Wiseco 2618-aluminum hard-anodized pistons and tool-steel big-block Chevrolet-sized piston pins ride atop the small end of the connecting rods. More often we are seeing builders choose the route of high-strength when it comes to their piston designs for all-out competition engines like this one and using full-round pistons for strength instead of slipper-skirt designs for light weight; the strength and reduced piston rock is deemed far more important to durability than removing a few grams of rotating weight. Pin buttons are used here for ease of disassembly.
Close attention was also paid to the valvetrain. Stock LS lifters measure .842-inches in diameter, but HPR chose DLC-coated .937-inch Jesel lifters to provide more stability and larger roller wheels: .850-inch diameter versus the .700-inch-diameter stock dimension. The larger wheel slows the wheel’s speed on the face of the camshaft, reducing friction and heat in the process. Speaking of the camshaft, the 60mm core carries – yep, you guessed it — undisclosed dimensions, which have been tailored to the engine’s operating range. The high spring pressures required to control the valvetrain in this engine had Koenig select a Jesel belt drive, partially for its excellent ability to control camshaft timing and partially for its ability to act as somewhat of a shock absorber for the valvetrain.
Cylinder heads are Chevrolet Performance Parts LSx DR six-bolt-per-cylinder castings which have been tuned up by Greg Good and then assembled by HPR. One notable trick: due to the high heat this engine will see on the exhaust side, HPR opted to use steel exhaust valve guides there to complement the bronze intake valve guides. No valve seals are installed. In lieu of the seals, a small o-ring is used on each valve stem to help seal the valve while still allowing in a small amount of oil to help keep the valve stems cool and lubricated. Solid titanium valves are used in both intake and exhaust ports.
Monstrous triple springs from PSI use seat pressure over 450 lb-in and open pressure which can exceed 1,200 lb-in. The stiffness of the spring is directly related to the high-RPM, high-boost nature of the engine, as controlling the valvetrain is absolutely crucial. Copper gaskets, an o-ringed block, and ARP hardware is used throughout the top end of the build.
Jesel rockers are used, with aluminum 1.8:1 units on the intake side and steel 1.8:1 rockers on the exhaust side. Opening the exhaust valve against significantly-higher cylinder pressures means the stronger steel rocker is required in this application.
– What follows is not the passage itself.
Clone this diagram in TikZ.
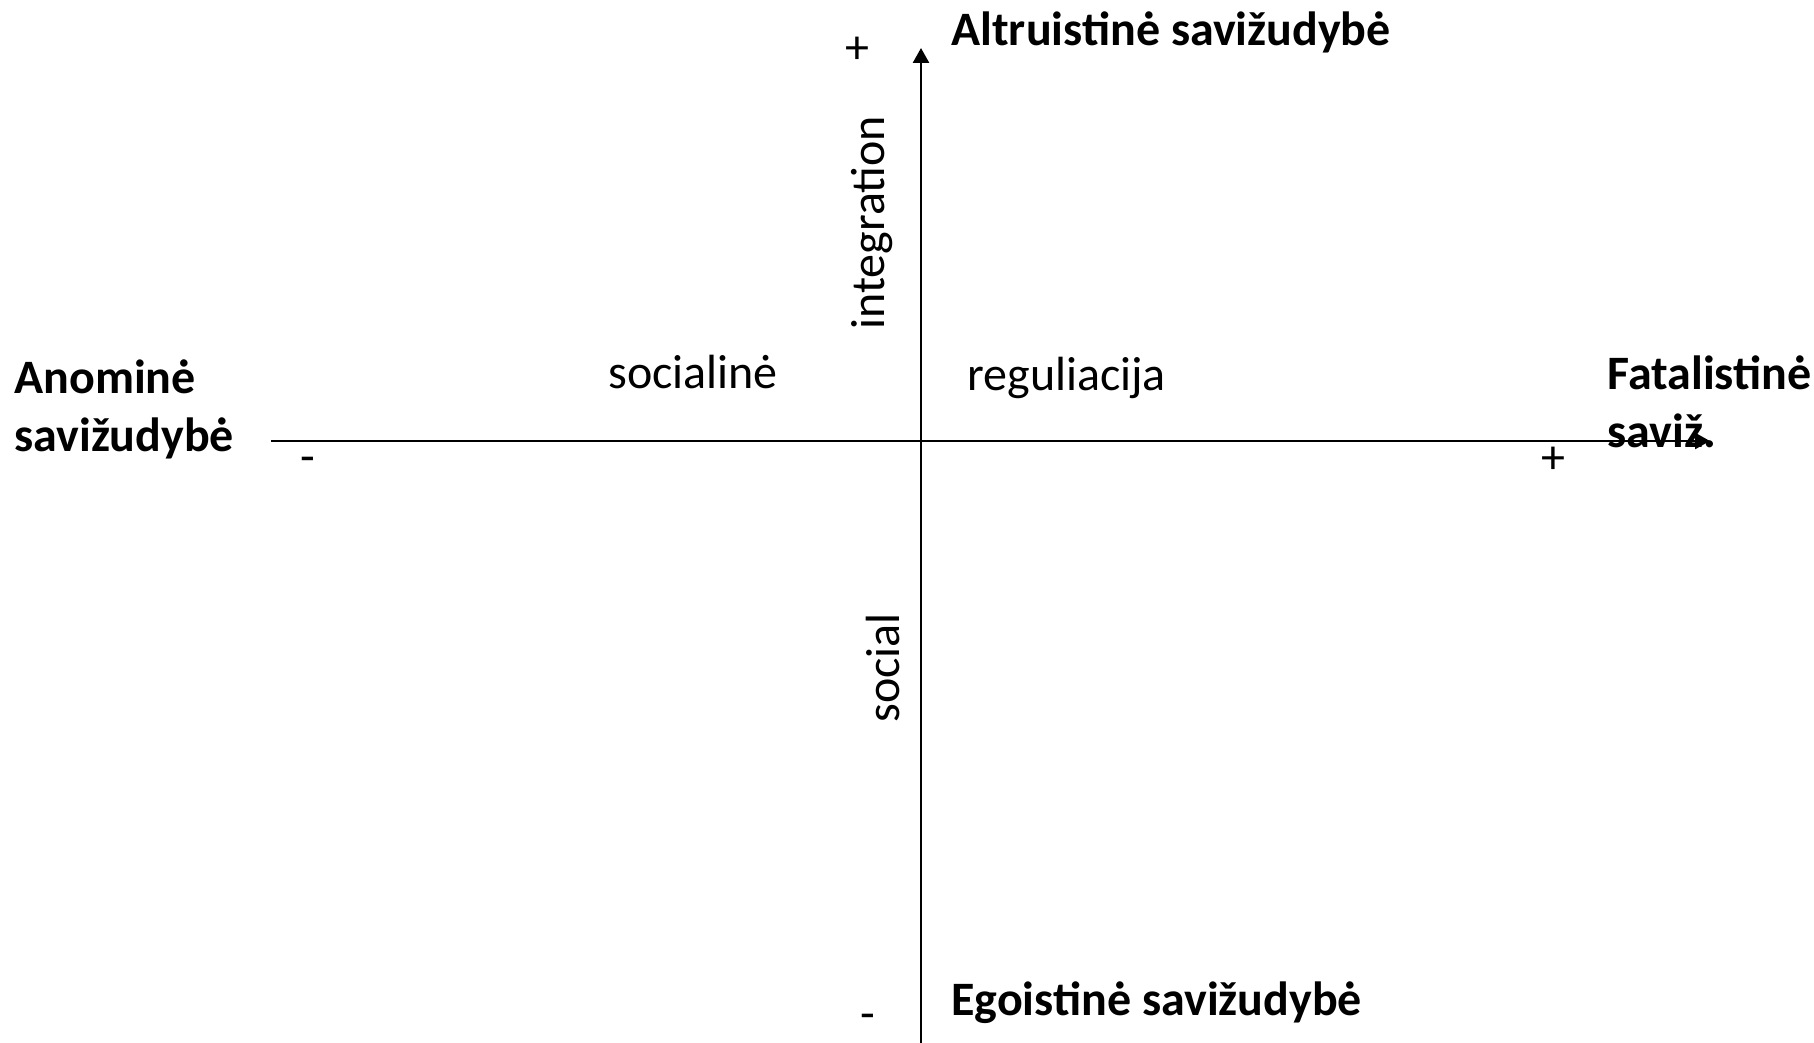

The ancillary parts to keep the engine alive are as top-shelf as its innards. One of Peterson’s six-stage dry sump oil pumps drains the oil from a one-off custom Stef’s oil pan. A Rage Fuel Systems 1400-series fuel pump has been selected to supply the large quantities of fuel required by the alcohol-injected engine, and Billet Atomizer 700 lb-hr fuel injectors are plumbed into the manifold with uses a pair of round throttle bodies to ingest the air from the twin turbochargers — which themselves are of undisclosed dimensions.
“While we did not go into detail on the cam specs, RPM range, head flow numbers, all of these are important to work together. The part you do not see is the time it takes to design and assemble something like this. Now it is up to the car builder to finish up the accessories and install,” says Forney.
One thing is for sure — this is one of the baddest LSX engines we’ve seen yet!